Cuidados com o design também ilustram esse sentimento de isolamento e desesperança. Há um ciclo de dia e noite no game, com os cidadãos desempenhando tarefas diferentes de acordo com o horário. É possível acompanhar a movimentação da luz solar e observar a escuridão da noite se aproximando, como um mau agouro e a noção de que algo de muito ruim está para acontecer nas sombras. “Essa pode ser uma alegoria para as decisões políticas, que sempre acontecem ao amanhecer”, afirmou Bajraszewski.
Vivos e contentes
Durante todo o tempo, o jogador precisa trabalhar no limite entre a satisfação da população e as necessidades ligadas à sobrevivência deles, nem sempre claras para os próprios.

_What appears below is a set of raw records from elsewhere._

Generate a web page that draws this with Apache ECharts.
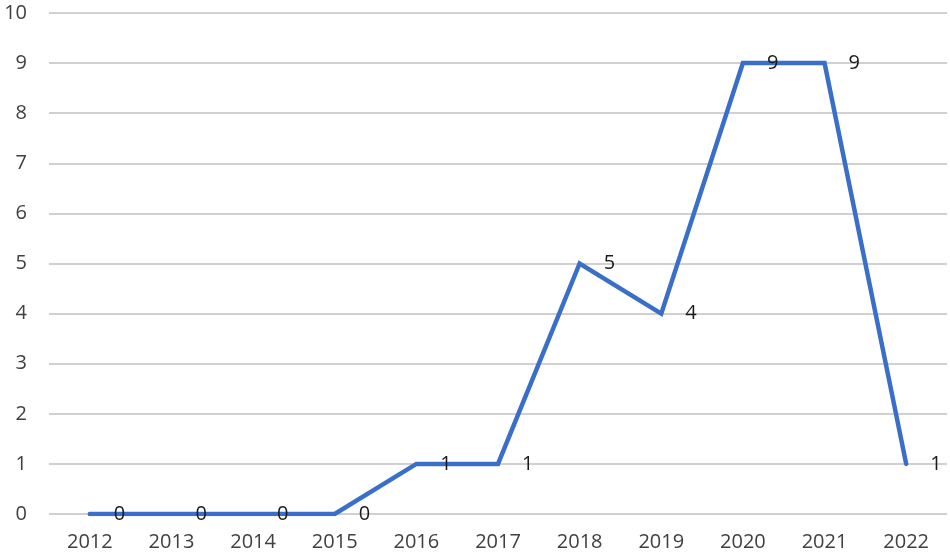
<!DOCTYPE html>
<html><head><meta charset="utf-8">
<script src="https://cdn.jsdelivr.net/npm/echarts@6/dist/echarts.min.js"></script>
<style>html,body{margin:0;padding:0;background:#fff}#c{width:950px;height:557px}</style>
</head><body><div id="c"></div>
<script>
const years = ['2012','2013','2014','2015','2016','2017','2018','2019','2020','2021','2022'];
const counts = [0,0,0,0,1,1,5,4,9,9,1];
const chart = echarts.init(document.getElementById('c'), null, {renderer:'canvas'});
chart.setOption({
  animation:false,
  backgroundColor:'#fff',
  grid:{left:49,right:3,top:13,bottom:43},
  xAxis:{type:'category',data:years,boundaryGap:true,
    axisLine:{show:false},axisTick:{show:false},
    axisLabel:{color:'#404040',fontSize:20,fontFamily:'Open Sans',margin:18}},
  yAxis:{type:'value',min:0,max:10,interval:1,
    axisLine:{show:false},axisTick:{show:false},
    splitLine:{lineStyle:{color:'#d0d0d0',width:2}},
    axisLabel:{color:'#404040',fontSize:20,fontFamily:'Open Sans',margin:22}},
  series:[{type:'line',data:counts,
    lineStyle:{color:'#3a6fc9',width:4.5,cap:'round',join:'miter'},
    symbol:'circle',symbolSize:2,showSymbol:true,
    itemStyle:{color:'#3a6fc9'},
    label:{show:true,position:'right',distance:23,color:'#1a1a1a',fontSize:20,fontFamily:'Open Sans'}
  }]
});
</script></body></html>
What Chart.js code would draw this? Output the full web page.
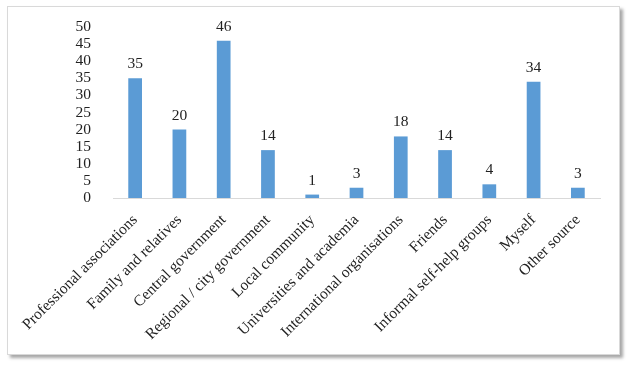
<!DOCTYPE html>
<html>
<head>
<meta charset="utf-8">
<script src="https://cdn.jsdelivr.net/npm/chart.js@4"></script>
<style>
  html, body { margin: 0; padding: 0; background: #fff; }
  #wrap { position: relative; width: 627px; height: 366px; }
  #frame {
    position: absolute; left: 7px; top: 6px; width: 611px; height: 347px;
    border: 1px solid #d9d9d9;
    box-shadow: 3px 3px 3px rgba(0, 0, 0, 0.35);
    background: #fff;
  }
  #chart { position: absolute; left: 0; top: 0; }
</style>
</head>
<body>
<div id="wrap">
  <div id="frame"></div>
  <canvas id="chart" width="627" height="366"></canvas>
</div>
<script>
// Sources of information
const categories = [
  'Professional associations', 'Family and relatives', 'Central government',
  'Regional / city government', 'Local community', 'Universities and academia',
  'International organisations', 'Friends', 'Informal self-help groups',
  'Myself', 'Other source'
];
const counts = [35, 20, 46, 14, 1, 3, 18, 14, 4, 34, 3];
const yTicks = [0, 5, 10, 15, 20, 25, 30, 35, 40, 45, 50];

const fontFamily = '"Liberation Serif", "Times New Roman", serif';
const textColor = '#222';
const fontSize = 15.5;

// Value labels above each bar
const barLabels = {
  id: 'barLabels',
  afterDatasetsDraw(chart) {
    const ctx = chart.ctx;
    const meta = chart.getDatasetMeta(0);
    ctx.save();
    ctx.font = fontSize + 'px ' + fontFamily;
    ctx.fillStyle = textColor;
    ctx.textAlign = 'center';
    ctx.textBaseline = 'alphabetic';
    meta.data.forEach((bar, i) => {
      ctx.fillText(String(counts[i]), bar.x, bar.y - 10);
    });
    ctx.restore();
  }
};

new Chart(document.getElementById('chart'), {
  type: 'bar',
  data: {
    labels: categories,
    datasets: [{
      data: counts,
      backgroundColor: '#5b9bd5',
      barPercentage: 0.62,
      categoryPercentage: 0.5
    }]
  },
  options: {
    responsive: false,
    animation: false,
    layout: { padding: { top: 27, right: 27, left: 0, bottom: 0 } },
    plugins: { legend: { display: false }, tooltip: { enabled: false } },
    scales: {
      x: {
        grid: { display: false },
        border: { display: true, color: '#d9d9d9', width: 1 },
        ticks: {
          maxRotation: 45, minRotation: 45, autoSkip: false, padding: 5,
          color: textColor, font: { family: fontFamily, size: fontSize }
        },
        afterFit(scale) { scale.height = 168; }
      },
      y: {
        min: 0, max: 50,
        grid: { display: false },
        border: { display: false },
        afterBuildTicks(scale) { scale.ticks = yTicks.map(v => ({ value: v })); },
        ticks: {
          autoSkip: false, padding: 14,
          color: textColor, font: { family: fontFamily, size: fontSize }
        },
        afterFit(scale) { scale.width = 113; }
      }
    }
  },
  plugins: [barLabels]
});
</script>
</body>
</html>
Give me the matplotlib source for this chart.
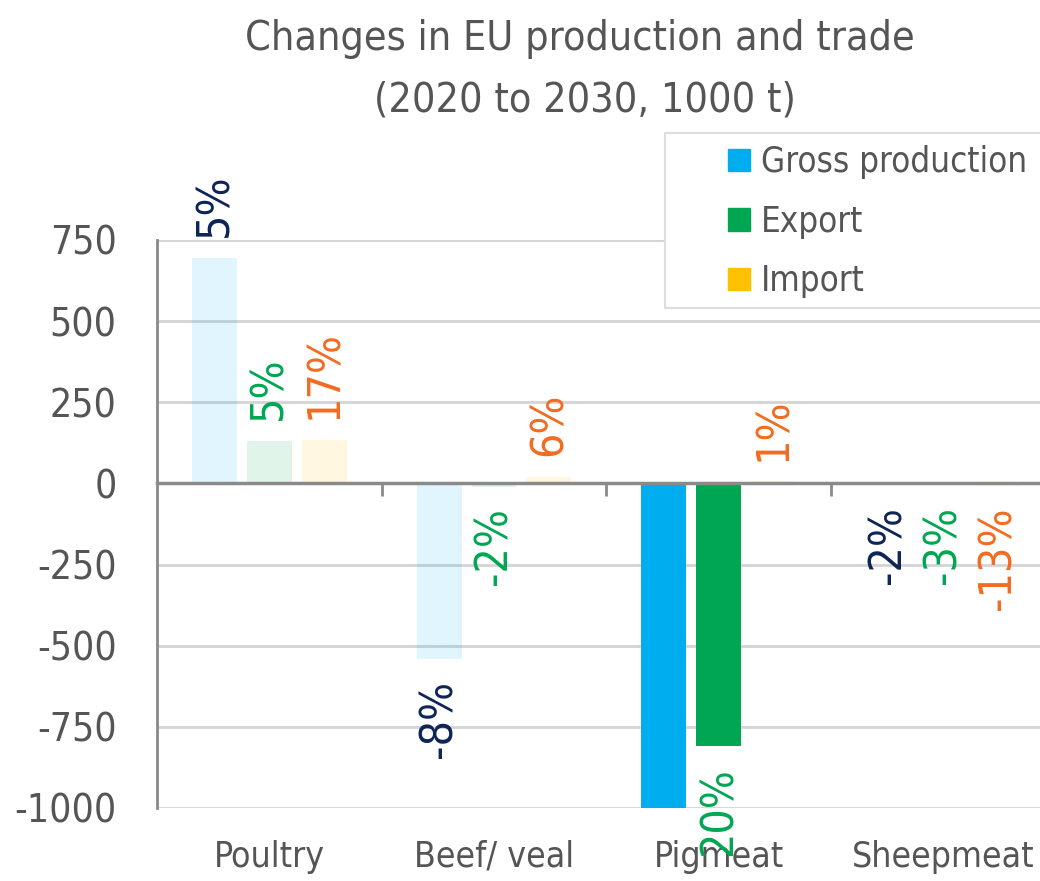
import numpy as np
import matplotlib.pyplot as plt
from matplotlib.patches import Rectangle

plt.rcParams['font.family'] = ['DejaVu Sans']
plt.rcParams['font.stretch'] = 'condensed'
plt.rcParams['axes.unicode_minus'] = False

# data (1000 t, change 2020 -> 2030)
categories = ['Poultry', 'Beef/ veal', 'Pigmeat', 'Sheepmeat']
series = ['Gross production', 'Export', 'Import']
gross = [695, -542, -1000, -6]
export = [132, -10, -810, -4]
imports = [135, 20, 6, -8]
gross_pct = ['5%', '-8%', '', '-2%']
export_pct = ['5%', '-2%', '20%', '-3%']
import_pct = ['17%', '6%', '1%', '-13%']
# only pigmeat production / export are drawn at full colour
highlight = [[False, False, True, False],
             [False, False, True, False],
             [False, False, False, False]]

bar_colors = ['#00AEEF', '#00A651', '#FFC000']
label_colors = ['#0E2356', '#00A651', '#F26B21']
TXT = '#555555'

fig = plt.figure(figsize=(10.4, 8.81), dpi=100)
ax = fig.add_axes([0.151, 0.0829, 0.864, 0.6447])

x = np.arange(len(categories))
width = 0.2
step = 0.244
values = [gross, export, imports]
pcts = [gross_pct, export_pct, import_pct]

for i in range(3):
    pos = x + (i - 1) * step
    for j in range(len(categories)):
        a = 1.0 if highlight[i][j] else 0.12
        ax.bar(pos[j], values[i][j], width, color=bar_colors[i], alpha=a, zorder=3)
        if pcts[i][j] == '':
            continue
        v = values[i][j]
        off = 15 if v >= 0 else -15
        ax.annotate(pcts[i][j], (pos[j], v), xytext=(0, off), textcoords='offset points',
                    rotation=90, ha='center', va='bottom' if v >= 0 else 'top',
                    color=label_colors[i], fontsize=32, annotation_clip=False, zorder=5)

ax.set_xlim(-0.5, 3.5)
ax.set_ylim(-1000, 750)
ax.set_yticks([750, 500, 250, 0, -250, -500, -750, -1000])
ax.tick_params(axis='y', length=0, pad=29, labelsize=28, labelcolor=TXT)
ax.grid(axis='y', color='#d4d4d4', linewidth=2, zorder=0)
for s in ['top', 'right']:
    ax.spines[s].set_visible(False)
ax.spines['left'].set_color('#8a8a8a')
ax.spines['left'].set_linewidth(2)
ax.spines['bottom'].set_position(('data', 0))
ax.spines['bottom'].set_color('#8a8a8a')
ax.spines['bottom'].set_linewidth(2.5)
ax.spines['bottom'].set_zorder(4)
ax.set_xticks(x[:-1] + 0.5)
ax.set_xticklabels([])
ax.tick_params(axis='x', length=9, width=2, color='#8a8a8a', direction='out')

sec = ax.secondary_xaxis(0)
sec.set_xticks(x)
sec.set_xticklabels(categories)
sec.tick_params(length=0, pad=23, labelsize=25.5, labelcolor=TXT)
sec.spines['bottom'].set_visible(False)

fig.text(0.558, 0.956, 'Changes in EU production and trade', ha='center', va='center',
         fontsize=29.5, color=TXT)
fig.text(0.562, 0.886, '(2020 to 2030, 1000 t)', ha='center', va='center',
         fontsize=29.5, color=TXT)

# legend box
fig.patches.append(Rectangle((665 / 1040, 1 - 308 / 881), 400 / 1040, 175 / 881,
                             transform=fig.transFigure, facecolor='white',
                             edgecolor='#dddddd', linewidth=1.5, zorder=6))
handles = [Rectangle((0, 0), 1, 1, color=c) for c in bar_colors]
leg = fig.legend(handles, series, loc='upper left', bbox_to_anchor=(728 / 1040, 1 - 145 / 881),
                 frameon=False, fontsize=25, handlelength=0.62, handleheight=0.62,
                 handletextpad=0.32, labelspacing=0.74, labelcolor=TXT,
                 borderpad=0, borderaxespad=0)
leg.set_zorder(7)

fig.savefig('out.png', dpi=100)
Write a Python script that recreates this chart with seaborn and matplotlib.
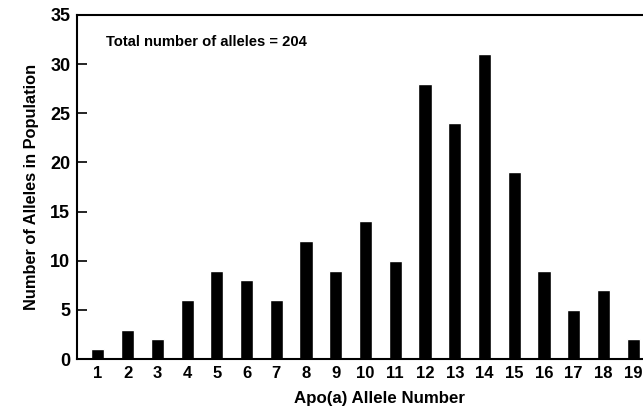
import matplotlib
matplotlib.use("Agg")
import matplotlib.pyplot as plt
import seaborn as sns
import pandas as pd

# apo(a) allele number vs count in population
alleles = [str(i) for i in range(1, 20)]
counts = [1, 3, 2, 6, 9, 8, 6, 12, 9, 14, 10, 28, 24, 31, 19, 9, 5, 7, 2]
y_ticks = [0, 5, 10, 15, 20, 25, 30, 35]
note = "Total number of alleles = 204"

sns.set_style("white")
plt.rcParams['font.family'] = ['Liberation Sans', 'DejaVu Sans']
plt.rcParams.update({"text.color": "black", "axes.labelcolor": "black",
                     "xtick.color": "black", "ytick.color": "black"})

df = pd.DataFrame({"allele": alleles, "count": counts})

fig = plt.figure(figsize=(6.43, 4.12), dpi=100)
ax = fig.add_axes([0.1202, 0.1286, 0.897, 0.835])

sns.barplot(data=df, x="allele", y="count", color="black", saturation=1,
            width=0.44, ax=ax)

ax.set_xlim(-0.69, 18.7)
ax.set_ylim(0, 35)
ax.set_yticks(y_ticks)
ax.set_yticklabels([str(t) for t in y_ticks], fontsize=13, fontweight="bold")
ax.tick_params(axis="y", direction="in", length=7, width=1.2, pad=5, left=True)
ax.tick_params(axis="x", length=0, pad=5, labelsize=12)
for lab in ax.get_xticklabels():
    lab.set_fontweight("bold")

for side in ["left", "bottom", "top", "right"]:
    ax.spines[side].set_visible(True)
    ax.spines[side].set_color("black")
    ax.spines[side].set_linewidth(1.5)

ax.set_xlabel("")
ax.set_ylabel("Number of Alleles in Population", fontsize=11.8, fontweight="bold", labelpad=8)
fig.text(379 / 643, 1 - 398 / 412, "Apo(a) Allele Number", ha="center", va="center",
         fontsize=12.2, fontweight="bold")

ax.text(106 / 643, 1 - 42 / 412, note, transform=fig.transFigure, ha="left", va="center",
        fontsize=10.6, fontweight="bold")

fig.savefig("out.png", dpi=100)
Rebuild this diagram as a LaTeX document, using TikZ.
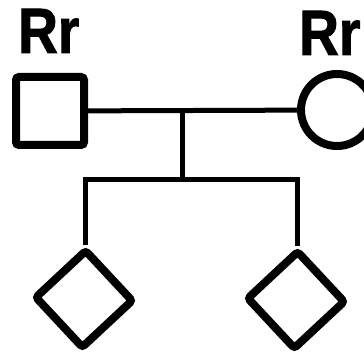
\documentclass[tikz,border=0pt]{standalone}
\usepackage{fontspec}
\setmainfont{Liberation Sans}
\newfontfamily\genofont[FakeStretch=0.86, FakeBold=1.5]{Liberation Sans}

\begin{document}
\begin{tikzpicture}[x=1pt, y=-1pt,
        person/.style = {draw=black, fill=white, line width=8pt, inner sep=0pt, minimum size=68pt},
        male/.style = {person, rectangle, rounded corners=3pt},
        female/.style = {person, circle, minimum size=72pt},
        kid/.style = {person, rectangle, rounded corners=3pt, rotate=43},
        geno/.style = {font={\genofont\fontsize{64}{64}\selectfont\bfseries}, black, inner sep=0pt, anchor=base west},
        link/.style = {line width=5pt, line join=miter}]
        \useasboundingbox (0,0) rectangle (364,358);

        \node[male] (father) at (50,111) {};
        \node[female] (mother) at (337,110) {};
        \node[kid] (kid1) at (84,299) {};
        \node[kid] (kid2) at (296,300) {};

        \node[geno] (gfather) at (18,53) {Rr};
        \node[geno] (gmother) at (299,55) {Rr};

        \coordinate (mate) at (182,111);
        \coordinate (sibs) at (182,180);

        \draw[link] (father) -- (mother);
        \draw[link] (mate) -- (sibs);
        \draw[link] (kid1.north east) |- (sibs) -| (kid2.north east);
    \end{tikzpicture}
\end{document}
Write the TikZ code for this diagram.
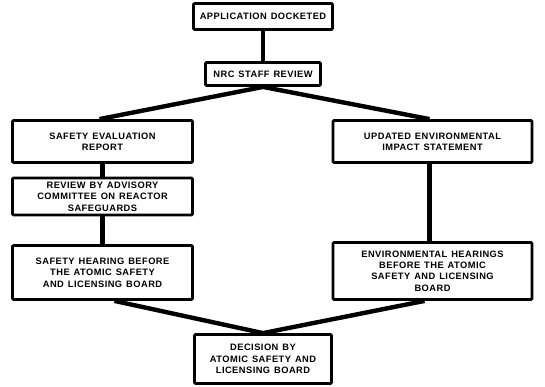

Comentários de habitantes demonstram o nível geral de aprovação do jogador enquanto gestor, influenciando também na qualidade do trabalho realizado.
Há também toda uma árvore de ramificações relacionadas às decisões. As condições são precárias e, em determinado momento, uma criança se acidentou durante a coleta de recursos, um fruto direto da minha decisão de permitir o trabalho infantil. Ela foi descuidada e, agora, eu possuía a escolha de dar a ela o dia de descanso, ou então, puni-la pelo descuido. Optei pela primeira.
No dia seguinte, entretanto, uma mãe de outro garoto proibiu o filho de ir trabalhar, por medo de um novo acidente. Mais uma vez, a escolha cabia a mim – abrir uma exceção ou obrigar o garoto a cumprir seu dever. Desta vez, não fui tão benevolente, por medo de uma revolta popular. A situação gerou um confronto entre a mulher e a polícia, que resultou na morte dela, mostrando que as decisões mais “corretas”, nem sempre, são exatamente isso.
A 11 bit Studios, entretanto, faz questão de afirmar que não estamos falando de um jogo maniqueísta. Frostpunk não traz um caminho certo e outro errado, mas sim, um sistema em que os jogadores são incentivados a fazerem o melhor possível pelo seu povo, mesmo que isso resulte em algumas decisões impopulares pelo caminho, que vai se tornando mais difícil na medida em que a cidade cresce.
Além disso, ao contrário do que acontece com muitos simuladores do tipo, Frostpunk tem um final. Caso o jogador não tome cuidado com suas ações, entretanto, esse encerramento chegará antes do esperado e na forma de uma insurgência. Não fique atento à satisfação da população e, também, às necessidades básicas dela, e você pagará com a própria vida. “Eles vão te matar antes de morrerem”, explicou Bajraszewski.
Frostpunk tem lançamento marcado para o final deste ano e chegará inicialmente aos PCs. De acordo com a desenvolvedora, após o lançamento, versões para consoles também devem ser produzidas.